The spending reductions in the reconciliation package passed Oct. 19 include:
2.5 percent for all payments producers receive for the 2006 through 2010 crop years for wheat, corn, grain sorghum, cotton, rice, soybeans, other oilseeds and peanuts. The secretary of agriculture will calculate the amount a producer is eligible to receive in direct payments, counter-cyclical payments, marketing loan gains and loan deficiency payments and reduce the amount by 2.5 percent. MILC payments will also be reduced by 2.5 percent. Total savings: $1.3 billion.
A forfeiture penalty on nonrecourse sugar loans. The penalty will be equal to 1.2 percent of the applicable loan rate for sugarcane and sugar beets and applies to the 2006 through 2010 crop. Total savings: $65 million.

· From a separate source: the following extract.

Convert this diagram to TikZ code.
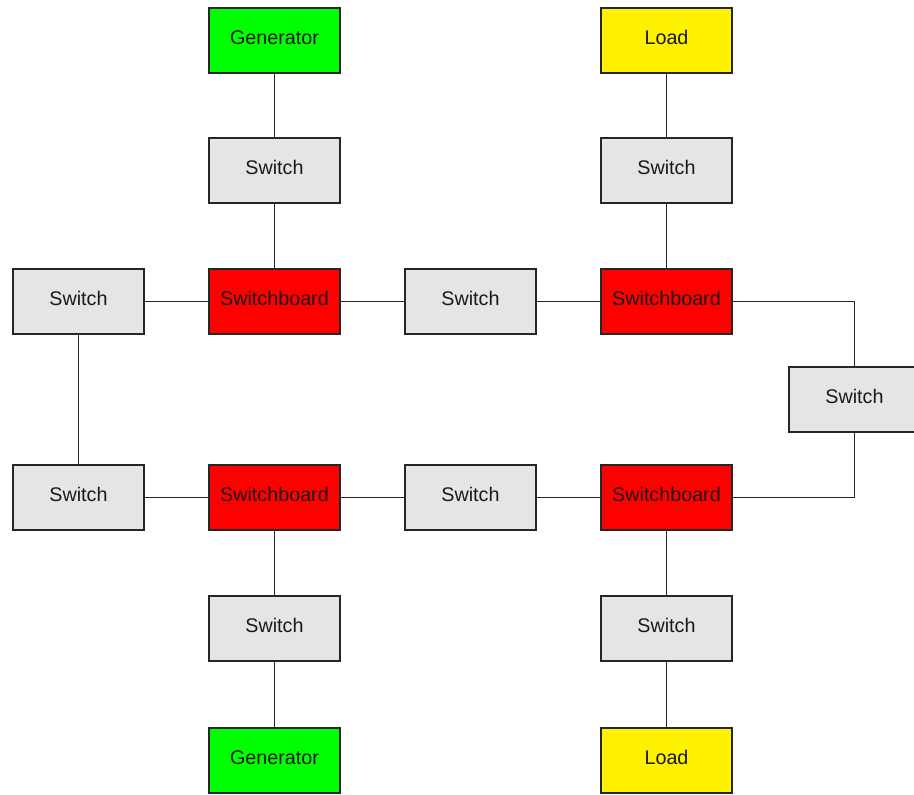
\documentclass[tikz,border=0pt]{standalone}
\usepackage{fontspec}
\setmainfont{Liberation Sans}
\begin{document}
\begin{tikzpicture}[x=0.75pt,y=-0.75pt,
  unit/.style={draw=black!85,line width=1pt,minimum width=98.25pt,minimum height=48.75pt,
    inner sep=0pt,text height=10.6pt,text depth=4.5pt,
    font=\fontsize{14.8}{18}\selectfont,text=black!90},
  switchbox/.style={unit,fill=black!10},
  boardbox/.style={unit,fill=red},
  genbox/.style={unit,fill=green},
  loadbox/.style={unit,fill=yellow},
  wire/.style={draw=black!85,line width=1pt}]
\useasboundingbox (0,0) rectangle (914,794);
\clip (0,0) rectangle (914,794);
% upper generator and load feeders
\node[genbox]    (gen1)  at (274.5,40.5)  {Generator};
\node[switchbox] (swg1)  at (274.5,170.5) {Switch};
\node[loadbox]   (load1) at (666.5,40.5)  {Load};
\node[switchbox] (swl1)  at (666.5,170.5) {Switch};
% upper bus
\node[switchbox] (swa)   at (78.5,301.5)  {Switch};
\node[boardbox]  (sb1)   at (274.5,301.5) {Switchboard};
\node[switchbox] (swb)   at (470.5,301.5) {Switch};
\node[boardbox]  (sb2)   at (666.5,301.5) {Switchboard};
% ring tie on the right
\node[switchbox] (swr)   at (854.5,399.5) {Switch};
% lower bus
\node[switchbox] (swc)   at (78.5,497.5)  {Switch};
\node[boardbox]  (sb3)   at (274.5,497.5) {Switchboard};
\node[switchbox] (swd)   at (470.5,497.5) {Switch};
\node[boardbox]  (sb4)   at (666.5,497.5) {Switchboard};
% lower generator and load feeders
\node[switchbox] (swg2)  at (274.5,628.5) {Switch};
\node[genbox]    (gen2)  at (274.5,760.5) {Generator};
\node[switchbox] (swl2)  at (666.5,628.5) {Switch};
\node[loadbox]   (load2) at (666.5,760.5) {Load};

\draw[wire] (gen1) -- (swg1) -- (sb1);
\draw[wire] (load1) -- (swl1) -- (sb2);
\draw[wire] (swa) -- (sb1) -- (swb) -- (sb2);
\draw[wire] (sb2.east) -| (swr.north);
\draw[wire] (swr.south) |- (sb4.east);
\draw[wire] (swa) -- (swc);
\draw[wire] (swc) -- (sb3) -- (swd) -- (sb4);
\draw[wire] (sb3) -- (swg2) -- (gen2);
\draw[wire] (sb4) -- (swl2) -- (load2);
\end{tikzpicture}
\end{document}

A reduction in the amount of the advance direct payment a producer may request from 50 percent to 40 percent in 2006 and to 29 percent for each of the 2007 through 2011 crop years. The producer will continue to receive the full direct payment (minus the 2.5 percent annual reduction) because the amount not advanced will be paid in the final direct payment. Total savings: $1.09 billion.
A reduction in the acreage cap for the Conservation Reserve Program from 39.2 million to 36.4 million acres through 2010. In 2011, the acreage cap will increase to 38.3 million acres. Current contracts would continue to be honored. Total savings: $129 million.
A limit on Conservation Security Program expenditures to $1.95 billion for fiscal 2006 through 2010. The plan increases the expenditure cap to $5.2 billion for fiscal 2006 through 2015. Total savings: $821 million.
A limit on Environmental Quality Incentives Program spending of $1.19 billion in fiscal 2006 and $1.27 billion in each of the fiscal years 2007 through 2010. Total savings: $104 million.
A limit on funding for the Initiative for Future Agriculture and Food Systems to $104 million in fiscal 2006 and $130 million each for fiscal years 2007 through 2010. Total savings: $227 million.
The Congressional Budget Office scores the savings for terminating cotton's Step 2 program on Aug. 1, 2006, at $282 million.